Actress in Four Planet of the Apes Movies Was 79 The Hollywood Reporter

July 2024 · 3 minute read

Natalie Trundy, who starred with Dean Stockwell in The Careless Years and appeared in four of the five original Planet of the Apes movies, has died. She was 79.

Trundy died Dec. 5 in Los Angeles of natural causes, her daughter, Alessandra Sabato, told The Hollywood Reporter.

Then newly married to Planet of the Apes producer Arthur P. Jacobs, Trundy was cast as the radiation-scarred mutant Albina opposite astronaut James Franciscus in the franchise’s first sequel, Beneath the Planet of the Apes (1970).

The actress then portrayed Dr. Stephanie “Stevie” Branton in Escape From Planet of the Apes (1971) and the chimpanzee Lisa, who winds up marrying Roddy McDowall’s Caesar, in Conquest of the Planet of the Apes (1972) and Battle for the Planet of the Apes (1973).

In June 1973, Jacobs died of a heart attack at age 51 in their Beverly Hills home while Trundy was in Mississippi filming a musical adaptation of Huckleberry Finn (1974), also produced by her husband. She made just one more onscreen appearance, on a 1978 episode of Quincy, M.E.

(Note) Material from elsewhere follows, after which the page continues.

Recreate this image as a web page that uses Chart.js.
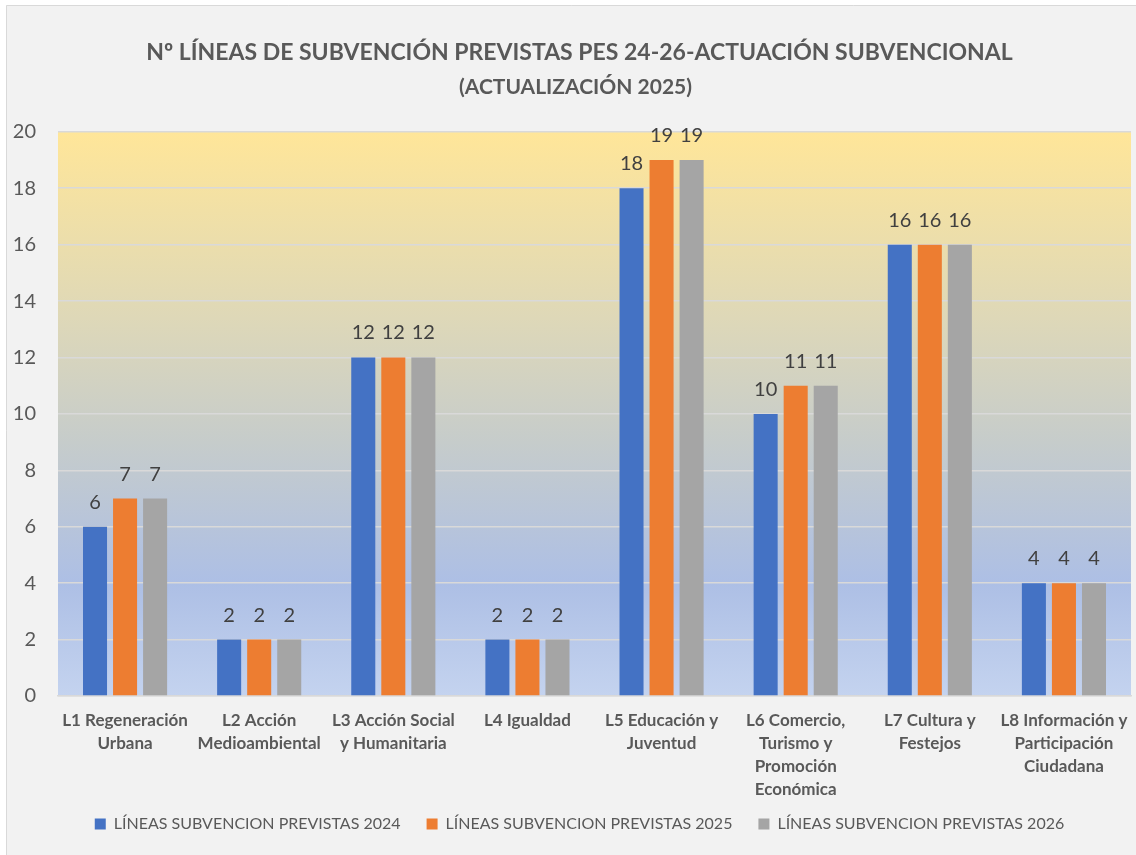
<!DOCTYPE html>
<html>
<head>
<meta charset="utf-8">
<script src="https://cdn.jsdelivr.net/npm/chart.js@4.4.1/dist/chart.umd.min.js"></script>
<style>
  html, body { margin: 0; padding: 0; background: #ffffff; }
  #wrap { width: 1136px; height: 855px; position: relative; }
</style>
</head>
<body>
<div id="wrap"><canvas id="c"></canvas></div>
<script>
const categories = [
  ["L1 Regeneración", "Urbana"],
  ["L2 Acción", "Medioambiental"],
  ["L3 Acción Social", "y Humanitaria"],
  ["L4 Igualdad"],
  ["L5 Educación y", "Juventud"],
  ["L6 Comercio,", "Turismo y", "Promoción", "Económica"],
  ["L7 Cultura y", "Festejos"],
  ["L8 Información y", "Participación", "Ciudadana"]
];
const seriesNames = [
  "LÍNEAS SUBVENCION PREVISTAS 2024",
  "LÍNEAS SUBVENCION PREVISTAS 2025",
  "LÍNEAS SUBVENCION PREVISTAS 2026"
];
const values2024 = [6, 2, 12, 2, 18, 10, 16, 4];
const values2025 = [7, 2, 12, 2, 19, 11, 16, 4];
const values2026 = [7, 2, 12, 2, 19, 11, 16, 4];
const titleText = "Nº LÍNEAS DE SUBVENCIÓN PREVISTAS PES 24-26-ACTUACIÓN SUBVENCIONAL";
const subtitleText = "(ACTUALIZACIÓN 2025)";

const FONT = "Lato, 'Open Sans', sans-serif";

function shiftBox(box, dx, dy) {
  if (!box) return;
  box.left += dx; box.right += dx;
  box.top += dy; box.bottom += dy;
}

const bgPlugin = {
  id: 'bgPlugin',
  afterLayout(chart) {
    shiftBox(chart.titleBlock, 10, 0);
    const sub = chart.boxes.find(b => b !== chart.titleBlock && b.constructor && b.options && b.options.text === subtitleText);
    shiftBox(sub, 6, 0);
    shiftBox(chart.legend, 10, -9);
  },
  beforeDraw(chart) {
    const ctx = chart.ctx;
    ctx.save();
    ctx.fillStyle = '#ffffff';
    ctx.fillRect(0, 0, chart.width, chart.height);
    ctx.fillStyle = '#f2f2f2';
    ctx.fillRect(6, 5, chart.width - 6, chart.height - 5);
    ctx.strokeStyle = '#d9d9d9';
    ctx.lineWidth = 1;
    ctx.beginPath();
    ctx.moveTo(6.5, chart.height);
    ctx.lineTo(6.5, 5.5);
    ctx.lineTo(chart.width, 5.5);
    ctx.stroke();
    const a = chart.chartArea;
    const g = ctx.createLinearGradient(0, a.top, 0, a.bottom);
    g.addColorStop(0, '#ffe699');
    g.addColorStop(0.33, '#ded8b8');
    g.addColorStop(0.55, '#c6cccb');
    g.addColorStop(0.8, '#adbfe5');
    g.addColorStop(1, '#c4d3ef');
    ctx.fillStyle = g;
    ctx.fillRect(a.left, a.top, a.right - a.left, a.bottom - a.top);
    ctx.restore();
  }
};

const valueLabels = {
  id: 'valueLabels',
  afterDatasetsDraw(chart) {
    const ctx = chart.ctx;
    ctx.save();
    ctx.font = "20px " + FONT;
    ctx.fillStyle = '#404040';
    ctx.textAlign = 'center';
    ctx.textBaseline = 'alphabetic';
    chart.data.datasets.forEach((ds, i) => {
      const meta = chart.getDatasetMeta(i);
      meta.data.forEach((el, j) => {
        ctx.fillText(String(ds.data[j]), el.x, el.y - 18);
      });
    });
    ctx.restore();
  }
};

new Chart(document.getElementById('c'), {
  type: 'bar',
  data: {
    labels: categories,
    datasets: [
      { label: seriesNames[0], data: values2024, backgroundColor: '#4472c4' },
      { label: seriesNames[1], data: values2025, backgroundColor: '#ed7d31' },
      { label: seriesNames[2], data: values2026, backgroundColor: '#a5a5a5' }
    ]
  },
  options: {
    responsive: true,
    maintainAspectRatio: false,
    animation: false,
    datasets: { bar: { categoryPercentage: 0.672, barPercentage: 0.8 } },
    layout: { padding: { left: 8, right: 5, top: 0, bottom: 4 } },
    plugins: {
      title: {
        display: true,
        text: titleText,
        color: '#595959',
        font: { family: FONT, size: 23, weight: 'bold' },
        padding: { top: 39, bottom: 8 }
      },
      subtitle: {
        display: true,
        text: subtitleText,
        color: '#595959',
        font: { family: FONT, size: 21, weight: 'bold' },
        padding: { top: 0, bottom: 32 }
      },
      legend: {
        position: 'bottom',
        labels: {
          boxWidth: 11,
          boxHeight: 11,
          padding: 26,
          color: '#595959',
          font: { family: FONT, size: 16 }
        }
      },
      tooltip: { enabled: false }
    },
    scales: {
      x: {
        grid: { display: false, drawTicks: false },
        border: { display: true, color: '#d9d9d9', width: 1.5 },
        ticks: {
          color: '#595959',
          padding: 13,
          autoSkip: false,
          maxRotation: 0,
          font: { family: FONT, size: 17, weight: 'bold', lineHeight: 1.35 }
        },
        afterFit(scale) {
          scale.height = 103;
          scale.paddingLeft = 0;
          scale.paddingRight = 0;
        }
      },
      y: {
        min: 0,
        max: 20,
        grid: { color: '#d9d9d9', lineWidth: 1.5, drawTicks: false },
        border: { display: false },
        ticks: {
          stepSize: 2,
          color: '#595959',
          padding: 22,
          font: { family: FONT, size: 20 }
        },
        afterFit(scale) { scale.width = 50; }
      }
    }
  },
  plugins: [bgPlugin, valueLabels]
});
</script>
</body>
</html>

Born on Aug. 5, 1940, in Boston, Trundy appeared several times on live television before making her Broadway debut in 1953’s A Girl Can Tell. The strawberry blonde then appeared in 1956 with Marlene Dietrich and Vittorio De Sica in The Montecarlo Story and with Shelley Winters on Broadway in Girls of Summer.

Trundy and Dean Stockwell play headstrong high school teenagers who go to Mexico to elope in The Careless Years (1957), the first feature directed by Arthur Hiller.

After appearing in the Jimmy Stewart film Mr. Hobbs Takes a Vacation (1962) and on such TV shows as Climax!, Thriller, Bonanza and The Twilight Zone (in the 1963 episode “Valley of the Shadow”), Trundy was struck by a car and spent a year in a back brace.

The actress had met Jacobs, who was Dietrich’s agent, during filming of The Montecarlo Story, and they bumped into each other in London while he was producing Doctor Dolittle (1967). (He would earn a best picture Oscar nomination for his work.) He became her second husband when they wed in London in June 1968.

Five years earlier, Jacobs, who also had repped Marilyn Monroe, Grace Kelly, Gregory Peck, Richard Burton and others, purchased the rights to Pierre Boulle’s novel Monkey Planet, and the first entry in the Planet of the Apes series at 20th Century Fox reached theaters in April 1968.

Trundy chalked up her roles in the Apes moves to nepotism. She told Jacobs, “I wanna be in [the first sequel], and I was. All of them, from then on!” she said in Tom Weaver’s 2003 book, Eye on Science Fiction. “I really did them for fun, if you want to know the truth.”

Trundy later was married to Gucci executive Carmine Roberto Foggia — she had her daughter and son Francesco with him — and volunteered for years at Mother Theresa’s hospice in Kolkata, India.